The Big House is a theatrical feast created for, with, and about the founding Coast Salish and immigrant communities of the Downtown Eastside.
Developed by Vancouver Moving Theatre, in partnerships with over five Downtown Eastside organizations and Toronto’s Jumblies Theatre, this is what they say: “The Big House is all about connection. It is about coming together under one roof to share with each other through food, stories and art. We are preparing a feast, creating a theatrical event and breaking bread together. As we build The Big House – sharing resources, culture and good, healthy food – creative things can happen, new connections form and relationships renew.
At a time when our founding communities have damaged and broken relationships to repair and new relationships to forge where none existed, the Downtown Eastside needs community more than ever. A hurricane of accelerating change threatens to displace residents and divide groups into those that matter and those that don’t. How do we live and work together in the Downtown Eastside in the shadow of Canada’s history of colonialism and the city’s history of development?
In the indigenous traditions of our neighbourhood’s founding communities, feasts are a time for nourishing relationships, marking important events, offering gifts and acknowledgements, sharing learning and teaching: a storehouse of memories for the future.

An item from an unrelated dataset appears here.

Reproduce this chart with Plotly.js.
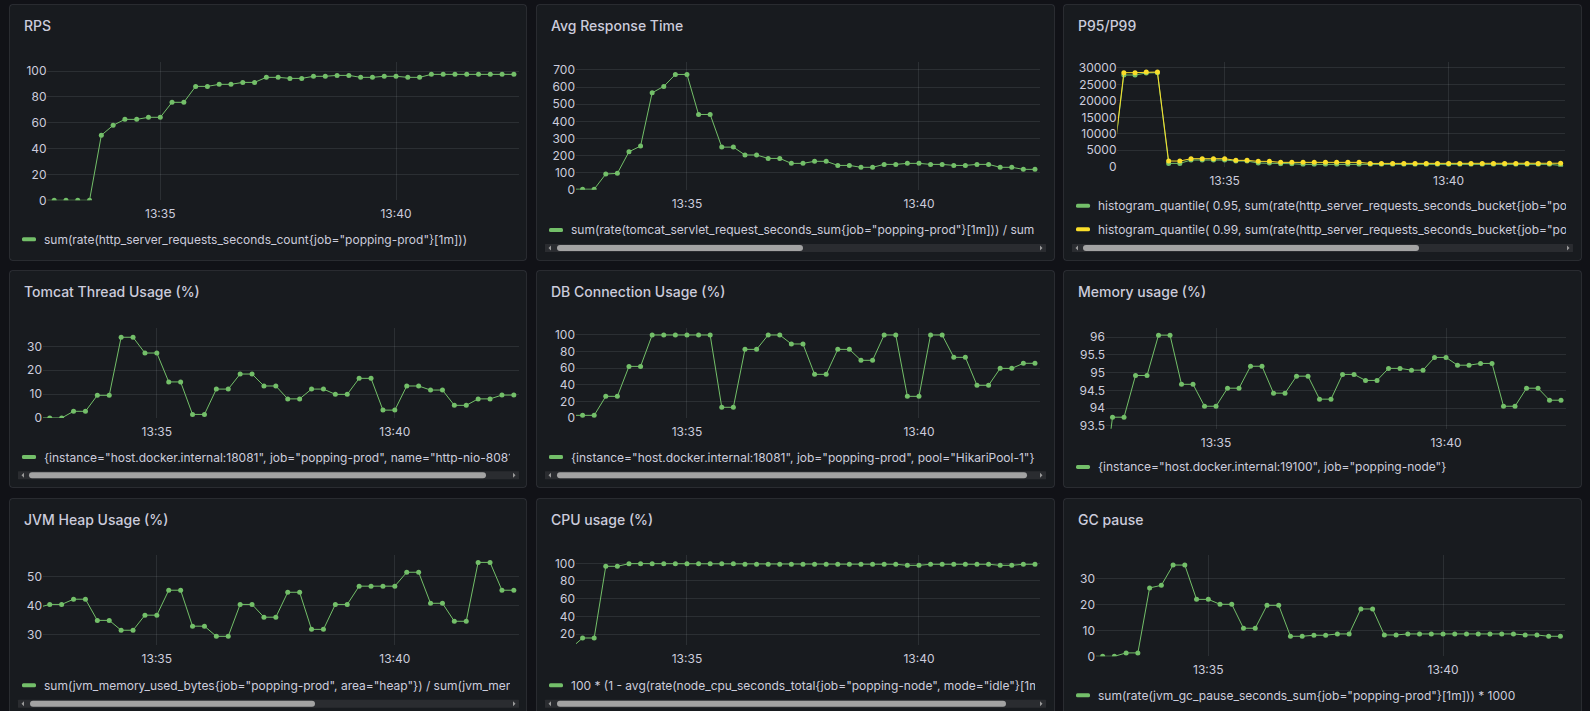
<!DOCTYPE html>
<html>
<head>
<meta charset="utf-8">
<script src="https://cdn.plot.ly/plotly-3.0.1.min.js"></script>
<style>
html, body { margin: 0; padding: 0; background: #111217; overflow: hidden; }
#dash { width: 1590px; height: 711px; }
</style>
</head>
<body>
<div id="dash"></div>
<script>
// Sample timestamps (15 s scrape interval); the first sample sits just before the visible window
const sampleTimes = [
  '13:32:30', '13:32:45', '13:33:00', '13:33:15', '13:33:30', '13:33:45', '13:34:00', '13:34:15',
  '13:34:30', '13:34:45', '13:35:00', '13:35:15', '13:35:30', '13:35:45', '13:36:00', '13:36:15',
  '13:36:30', '13:36:45', '13:37:00', '13:37:15', '13:37:30', '13:37:45', '13:38:00', '13:38:15',
  '13:38:30', '13:38:45', '13:39:00', '13:39:15', '13:39:30', '13:39:45', '13:40:00', '13:40:15',
  '13:40:30', '13:40:45', '13:41:00', '13:41:15', '13:41:30', '13:41:45', '13:42:00', '13:42:15',
  '13:42:30'
];
const xTickTimes = ['13:35:00', '13:40:00'];

const rps = [0, 0, 0, 0, 0, 50.3, 58, 62.6, 62.6, 64.2, 64.2, 75.8, 75.8, 88.1, 88.1, 89.7, 89.7,
  91.2, 91.2, 95.1, 95.1, 94.3, 94.3, 95.9, 95.9, 96.6, 96.6, 95.1, 95.1, 95.9, 95.9, 95.1, 95.1,
  97.4, 97.4, 97.4, 97.4, 97.4, 97.4, 97.4, 97.4];

const avgResponse = [3, 3, 3, 91.6, 95.5, 222, 255, 567, 604, 674, 674, 440, 440, 249, 249, 203, 203,
  183, 183, 154, 154, 166, 166, 142, 142, 131, 131, 148, 148, 154, 154, 148, 148, 142, 142, 148, 148,
  131, 131, 119, 119];

const p95 = [0, 27870, 27870, 28480, 28580, 1010, 1010, 2030, 2030, 2030, 2030, 1720, 1720, 1110, 1110,
  910, 910, 710, 710, 710, 710, 710, 710, 710, 710, 710, 710, 710, 710, 710, 710, 710, 710, 710, 710,
  710, 710, 710, 710, 710, 400];
const p99 = [0, 28580, 28580, 28780, 28780, 1720, 1720, 2430, 2430, 2430, 2430, 1930, 1930, 1620, 1620,
  1320, 1320, 1320, 1320, 1320, 1320, 1320, 1320, 1000, 1000, 1000, 1000, 1000, 1000, 1000, 1000, 1000,
  1000, 1000, 1000, 1000, 1000, 1000, 1000, 1050, 1050];

const tomcatThreads = [0, 0, 0, 2.8, 2.8, 9.5, 9.5, 33.8, 33.8, 27.2, 27.2, 15.1, 15.1, 1.5, 1.5,
  12.1, 12.1, 18.4, 18.4, 13.4, 13.4, 8.0, 8.0, 12.1, 12.1, 9.9, 9.9, 16.6, 16.6, 3.3, 3.3, 13.4, 13.4,
  11.7, 11.7, 5.3, 5.3, 8.0, 8.0, 9.6, 9.6];

const dbConnections = [3.2, 3.2, 3.2, 26.1, 26.1, 62.2, 62.2, 100, 100, 100, 100, 100, 100, 12.9, 12.9,
  82.7, 82.7, 100, 100, 89.2, 89.2, 52.6, 52.6, 82.7, 82.7, 69.5, 69.5, 100, 100, 26.1, 26.1, 100, 100,
  73.1, 73.1, 39.4, 39.4, 59.8, 59.8, 65.9, 65.9];

const memoryUsage = [91.2, 93.74, 93.74, 94.92, 94.92, 96.06, 96.06, 94.67, 94.67, 94.05, 94.05, 94.56,
  94.56, 95.18, 95.18, 94.42, 94.42, 94.90, 94.90, 94.25, 94.25, 94.95, 94.95, 94.78, 94.78, 95.12, 95.12,
  95.07, 95.07, 95.43, 95.43, 95.21, 95.21, 95.26, 95.26, 94.05, 94.05, 94.56, 94.56, 94.22, 94.22];

const jvmHeap = [39.2, 40.3, 40.3, 42.1, 42.1, 34.8, 34.8, 31.4, 31.4, 36.6, 36.6, 45.2, 45.2, 32.8, 32.8,
  29.3, 29.3, 40.3, 40.3, 35.9, 35.9, 44.5, 44.5, 31.7, 31.7, 40.3, 40.3, 46.6, 46.6, 46.6, 46.6, 51.4,
  51.4, 40.7, 40.7, 34.5, 34.5, 54.8, 54.8, 45.2, 45.2];

const cpuUsage = [4, 15.5, 15.5, 96.6, 96.6, 99.6, 99.6, 99.6, 99.6, 99.6, 99.6, 99.6, 99.6, 99.6, 99.6,
  98.9, 98.9, 98.9, 98.9, 98.9, 98.9, 98.9, 98.9, 98.9, 98.9, 98.9, 98.9, 98.9, 98.9, 97.7, 97.7, 98.9,
  98.9, 98.9, 98.9, 98.9, 98.9, 97.7, 97.7, 98.9, 98.9];

const gcPause = [0, 0, 0, 1.3, 1.3, 26.3, 27.3, 35.1, 35.1, 21.9, 21.9, 20.0, 20.0, 10.8, 10.8, 19.6, 19.6,
  7.7, 7.7, 8.1, 8.1, 8.6, 8.6, 18.2, 18.2, 8.2, 8.2, 8.6, 8.6, 8.6, 8.6, 8.6, 8.6, 8.6, 8.6, 8.6, 8.6,
  8.2, 8.2, 7.7, 7.7];

// Y-axis tick values per panel
const rpsTicks = [0, 20, 40, 60, 80, 100];
const avgResponseTicks = [0, 100, 200, 300, 400, 500, 600, 700];
const latencyTicks = [0, 5000, 10000, 15000, 20000, 25000, 30000];
const tomcatTicks = [0, 10, 20, 30];
const dbTicks = [0, 20, 40, 60, 80, 100];
const memoryTicks = [93.5, 94, 94.5, 95, 95.5, 96];
const heapTicks = [30, 40, 50];
const cpuTicks = [20, 40, 60, 80, 100];
const gcTicks = [0, 10, 20, 30];

// Panel titles and query legends
const panelTitles = ['RPS', 'Avg Response Time', 'P95/P99', 'Tomcat Thread Usage (%)',
  'DB Connection Usage (%)', 'Memory usage (%)', 'JVM Heap Usage (%)', 'CPU usage (%)', 'GC pause'];
const seriesNames = {
  rps: 'sum(rate(http_server_requests_seconds_count{job="popping-prod"}[1m]))',
  avg: 'sum(rate(tomcat_servlet_request_seconds_sum{job="popping-prod"}[1m])) / sum(rate(tomcat_servlet_request_seconds_count{job="popping-prod"}[1m]))',
  p95: 'histogram_quantile( 0.95, sum(rate(http_server_requests_seconds_bucket{job="popping-prod"}[1m])) by (le))',
  p99: 'histogram_quantile( 0.99, sum(rate(http_server_requests_seconds_bucket{job="popping-prod"}[1m])) by (le))',
  tomcat: '{instance="host.docker.internal:18081", job="popping-prod", name="http-nio-8081"}',
  db: '{instance="host.docker.internal:18081", job="popping-prod", pool="HikariPool-1"}',
  mem: '{instance="host.docker.internal:19100", job="popping-node"}',
  heap: 'sum(jvm_memory_used_bytes{job="popping-prod", area="heap"}) / sum(jvm_memory_max_bytes{job="popping-prod", area="heap"}) * 100',
  cpu: '100 * (1 - avg(rate(node_cpu_seconds_total{job="popping-node", mode="idle"}[1m])))',
  gc: 'sum(rate(jvm_gc_pause_seconds_sum{job="popping-prod"}[1m])) * 1000'
};

// ---- styling ----
const W = 1590, H = 711;
const GREEN = '#73bf69', YELLOW = '#fade2a';
const TEXT = '#ccccdc';
const GRID = 'rgba(240,250,255,0.09)';
const FONT = 'Inter, "Open Sans", sans-serif';
const DAY = '2024-05-20 ';
const xs = sampleTimes.map(s => DAY + s);
const xTicks = xTickTimes.map(s => DAY + s);
const xRange = [DAY + '13:32:36.5', DAY + '13:42:36.5'];

const COLS = [[9, 527], [536, 1055], [1063, 1582]];
const ROWS = [[4, 261], [270, 488], [498, 716]];
const TRACKS = [[18, 519], [545, 1046], [1072, 1573]];
const LEGEND_CLIP = [509, 1034, 1565];

// layout of each panel: grid cell, plot box [left, top, right, bottom] in px, y range
const panels = [
  { cell: [0, 0], plot: [47.5, 61.7, 519, 200.3], yr: [0, 107.2], ticks: rpsTicks,
    series: [{ y: rps, color: GREEN, name: seriesNames.rps }], legendY: [239.3] },
  { cell: [1, 0], plot: [576, 61.7, 1040, 189.7], yr: [0, 748.5], ticks: avgResponseTicks,
    series: [{ y: avgResponse, color: GREEN, name: seriesNames.avg }], legendY: [230], scroll: [248, 557, 803] },
  { cell: [2, 0], plot: [1117.5, 61.7, 1565.5, 166.7], yr: [0, 31915], ticks: latencyTicks,
    series: [{ y: p95, color: GREEN, name: seriesNames.p95 }, { y: p99, color: YELLOW, name: seriesNames.p99 }],
    legendY: [205.7, 229.3], scroll: [248, 1083, 1419] },
  { cell: [0, 1], plot: [43, 327.7, 519, 418], yr: [0, 37.8], ticks: tomcatTicks,
    series: [{ y: tomcatThreads, color: GREEN, name: seriesNames.tomcat }], legendY: [457], scroll: [475.3, 29, 486] },
  { cell: [1, 1], plot: [576, 327.7, 1040, 418], yr: [0, 108.8], ticks: dbTicks,
    series: [{ y: dbConnections, color: GREEN, name: seriesNames.db }], legendY: [457], scroll: [475.3, 557, 1027] },
  { cell: [2, 1], plot: [1106, 327.7, 1566, 428.7], yr: [93.415, 96.27], ticks: memoryTicks,
    series: [{ y: memoryUsage, color: GREEN, name: seriesNames.mem }], legendY: [467] },
  { cell: [0, 2], plot: [43, 555.3, 519, 645.5], yr: [26.14, 57.24], ticks: heapTicks,
    series: [{ y: jvmHeap, color: GREEN, name: seriesNames.heap }], legendY: [685.3], scroll: [703.7, 30, 315] },
  { cell: [1, 2], plot: [576, 555.3, 1040, 645.5], yr: [7.0, 109.05], ticks: cpuTicks,
    series: [{ y: cpuUsage, color: GREEN, name: seriesNames.cpu }], legendY: [685.3], scroll: [703.7, 557, 1006] },
  { cell: [2, 2], plot: [1096, 555.3, 1565.5, 656.3], yr: [0, 38.85], ticks: gcTicks,
    series: [{ y: gcPause, color: GREEN, name: seriesNames.gc }], legendY: [695.3] }
];

const X = v => +(v / W).toFixed(6);
const Y = v => +(1 - v / H).toFixed(6);

function roundRect(x0, y0, x1, y1, r) {
  return 'M' + X(x0 + r) + ',' + Y(y0) + ' L' + X(x1 - r) + ',' + Y(y0) +
    ' Q' + X(x1) + ',' + Y(y0) + ' ' + X(x1) + ',' + Y(y0 + r) +
    ' L' + X(x1) + ',' + Y(y1 - r) +
    ' Q' + X(x1) + ',' + Y(y1) + ' ' + X(x1 - r) + ',' + Y(y1) +
    ' L' + X(x0 + r) + ',' + Y(y1) +
    ' Q' + X(x0) + ',' + Y(y1) + ' ' + X(x0) + ',' + Y(y1 - r) +
    ' L' + X(x0) + ',' + Y(y0 + r) +
    ' Q' + X(x0) + ',' + Y(y0) + ' ' + X(x0 + r) + ',' + Y(y0) + ' Z';
}
function pathShape(path, fill, line, width, layer) {
  return { type: 'path', xref: 'paper', yref: 'paper', path: path, fillcolor: fill,
    line: { color: line || fill, width: width || 0 }, layer: layer || 'above' };
}

const traces = [];
const shapes = [];
const annotations = [];
const layout = {
  width: W, height: H,
  margin: { l: 0, r: 0, t: 0, b: 0, pad: 0 },
  paper_bgcolor: '#111217', plot_bgcolor: 'rgba(0,0,0,0)',
  showlegend: false, hovermode: false,
  font: { family: FONT, size: 12, color: TEXT }
};

panels.forEach((p, i) => {
  const k = i === 0 ? '' : String(i + 1);
  const [cx0, cx1] = COLS[p.cell[0]];
  const [ry0, ry1] = ROWS[p.cell[1]];
  const [L, T, R, B] = p.plot;

  // panel card
  shapes.push(pathShape(roundRect(cx0 + 0.5, ry0 + 0.5, cx1 - 0.5, ry1 - 0.5, 3),
    '#181b1f', 'rgba(204,204,220,0.12)', 1, 'below'));

  layout['xaxis' + k] = {
    domain: [X(L), X(R)], anchor: 'y' + k, type: 'date', range: xRange,
    tickmode: 'array', tickvals: xTicks, tickformat: '%H:%M', ticklabelstandoff: 5,
    showgrid: true, gridcolor: GRID, gridwidth: 1, zeroline: false, showline: false,
    ticks: '', tickfont: { family: FONT, size: 12, color: TEXT }, fixedrange: true
  };
  layout['yaxis' + k] = {
    domain: [Y(B), Y(T)], anchor: 'x' + k, range: p.yr,
    tickmode: 'array', tickvals: p.ticks, ticktext: p.ticks.map(String),
    showgrid: true, gridcolor: GRID, gridwidth: 1, zeroline: false, showline: false,
    ticks: '', tickfont: { family: FONT, size: 12, color: TEXT }, fixedrange: true
  };

  p.series.forEach(s => {
    traces.push({
      type: 'scatter', mode: 'lines+markers', x: xs, y: s.y, name: s.name,
      xaxis: 'x' + k, yaxis: 'y' + k,
      line: { color: s.color, width: 1 },
      marker: { color: s.color, size: 5, line: { width: 0 } },
      hoverinfo: 'skip'
    });
  });

  // title
  annotations.push({
    xref: 'paper', yref: 'paper', x: X(cx0 + 13), y: Y(ry0 + 21.3),
    xanchor: 'left', yanchor: 'middle', showarrow: false, text: panelTitles[i],
    font: { family: FONT, size: 14, color: TEXT, weight: 500 }
  });

  // legend rows (clipped at the scroll area like a horizontally scrolling legend)
  const [tx0, tx1] = TRACKS[p.cell[0]];
  const clipRight = LEGEND_CLIP[p.cell[0]];
  p.series.forEach((s, j) => {
    const ly = p.legendY[j];
    shapes.push(pathShape(roundRect(cx0 + 13, ly - 2, cx0 + 27, ly + 2, 1.5), s.color));
    annotations.push({
      xref: 'paper', yref: 'paper', x: X(cx0 + 34), y: Y(ly),
      xanchor: 'left', yanchor: 'middle', align: 'left', showarrow: false,
      width: clipRight - (cx0 + 34), height: 15, borderpad: 0,
      text: s.name, font: { family: FONT, size: 12, color: TEXT }
    });
  });

  // horizontal legend scrollbar
  if (p.scroll) {
    const [sy, th0, th1] = p.scroll;
    shapes.push(pathShape(roundRect(tx0, sy - 4, tx1, sy + 4, 0.5), '#2a2c30'));
    shapes.push(pathShape(roundRect(th0, sy - 3, th1, sy + 3, 3), '#a3a3a3'));
    shapes.push(pathShape('M' + X(tx0 + 6) + ',' + Y(sy - 2.5) + ' L' + X(tx0 + 3.5) + ',' + Y(sy) +
      ' L' + X(tx0 + 6) + ',' + Y(sy + 2.5) + ' Z', '#9a9a9a'));
    shapes.push(pathShape('M' + X(tx1 - 6) + ',' + Y(sy - 2.5) + ' L' + X(tx1 - 3.5) + ',' + Y(sy) +
      ' L' + X(tx1 - 6) + ',' + Y(sy + 2.5) + ' Z', '#9a9a9a'));
  }
});

layout.shapes = shapes;
layout.annotations = annotations;

Plotly.newPlot('dash', traces, layout, { staticPlot: true, displayModeBar: false });
</script>
</body>
</html>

The Big House is re-creating feasting in an urban context. We will mark memories of our communities coming together; acknowledge land, waterways, and gathering places that keep our community strong; share cultural teachings around food and hospitality; mourn what has been displaced, lost or forgotten; listen to youth and elders, and honour the neighbourhood’s continuity, its wisdom. We are weaving together oral history and cultural teachings, poetry and song, drumming and design, theatre and dance with culinary art. Witnessing and creating shared memories, we celebrate who we are, acknowledge where we come from, what’s left behind, what’s preserved; we stand facing the future.”- Vancouver Moving Theatre
I was honored to be hired as the lead designer for the Fall Project which was held Nov.2014 in conjunction with the Heart of the City Festival. The theme of the night was “keeping the home-fires burning” and there was much pre-event investegation through oral story sharing and listening from story-tellers such as Vancouver Public Library’s resident story-teller and culinary artist Rosemary Georgeson. The challenge was to design and facilitate the making of interactive table art and room decor so that these piece could be made by members of the community in a series of workshops to be held at the Carnegie Centre and the Aboriginal Front Door. I was fortunate to work with the very talented Haisla Collins and Bill Beauregard as assistants who lent their hands, hearts and expertise to the project. In keeping with the theme, we built together with the community, a couple different styles of “light carriers” such as glass jar table lanterns, paper-cut house boxes and one giant baby phoenix lantern. Almost all of the supplies we used where re-purposed, re-cycled and sourced through scraps and donations.
The room was stunning, and the night itself was a beautiful gathering of ritual and celebration.